Either way, people probably aren’t gonna take this lying down. The basis behind this move is ridiculous. If I’m playing a game like GTA, which has plenty of real world songs, on stream, and a random song happens to come on while I’m driving a car, does the viewer automatically not want to buy the music anymore? Fuck no. If anything, streams introduce people to music of all sorts and, no matter how popular or unknown the artist is, are basically free promotion for the song and artist. Litterally the only way you lose money is if your music is ass to begin with.
Quite probably the worst/most braindead part of this deal is that whatever fucktards put together this monitoring feature didn’t filter out songs that are legally in the game…
it isn’t about losing money, its about protecting your creative licenses. If you painted a picture or made a movie and it was completely yours, and then everywhere you looked it was being used by amateurs. people using your picture as a cover for their mixtape, people sharing your video on facebook instead of your youtube page where you can track popularity and hits, people showing your movie on a stream instead of going where its easily accessible, or posting up your picture on imgur or instagram without crediting you…
people have this idea that your creative content can be used willy nilly, and thats because a lot of people don’t recognize these things as work and effort and devalue them as possessions. i don’t agree with record labels going guerilla warfare with it, but it is their legal obligation to protect their own material. music industry is so behind and so steadfast/headstrong in its ways that it fails to adapt like movies and TV have, and the only thing they feel they can resort to is litigation. i don’t think many people like it, but if i’m someone who doesn’t need free promotion and someone is using my shit, i’d want them to stop.
twitch did a patchwork job allowing a third party company shittily adapt their own program for another company with so much breadth as twitch, so it will have its growing pains…
but people leaving twitch because of it? lets be real. the only time this is really going to be an issue is if they adapt it to live streams, then i suspect that the shit will hit the proverbial fan.
It’s a pretty fun third-person shooter with some really interesting ideas, actually. I rented the game, beat it, then ended up buying it new later on for > $10.
The Bionic Commando game was good, too. Capcom hate was in full force back then so you wouldn’t have gotten an honest opinion on those games near release.
I don’t know what the CEO was expecting to see when he decided to do this. Seemed more like damage control, but apparently Twitch has a history of shooting first and asking questions later.
I’m not sure of all the details, as I’ve only seen a couple of streams on Hitbox.
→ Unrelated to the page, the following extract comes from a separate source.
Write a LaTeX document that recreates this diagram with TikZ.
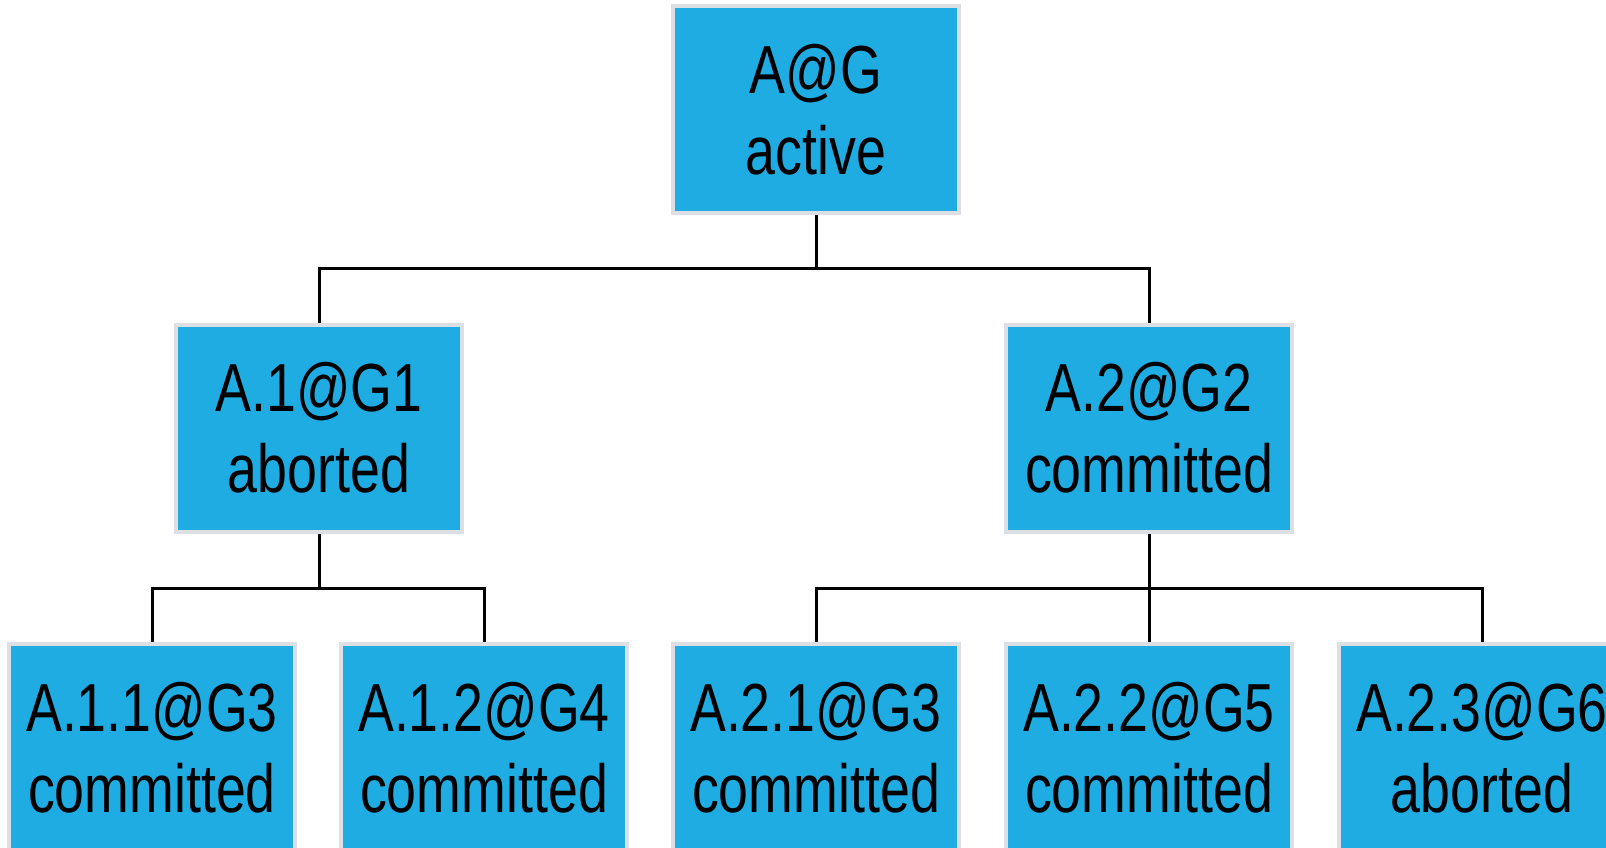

One difference that I know about for sure is that the delay between the streamer and the viewers is much shorter than it is on Twitch. Because it ate up all my resources (I couldn’t lower the quality because the streamer didn’t have many viewers, a thing that Twitch does as well for some reason) I couldn’t tell if the frame rate was any better or worse than on Twitch.
Bionic Commando was a lazy cash grab filled with countless glitches, invisible walls, and super linear levels that trick you into thinking you have an open world to swing around, also some of the most generic, uninspired shooting I’ve seen in a 7th generation game. It’s just one of countless examples of everything that makes Po Pimpus and a lot of other SRK’ers rage.
For those who never played it here’s the cliff notes:
The 09 Bionic Commando game is pure ass. On top of what Zoo said, the grappling mechanics weren’t fun at all. It felt clunky to me and unnatural. GRIN should have taken a page from the Spider-Man games for some good swinging mechanics.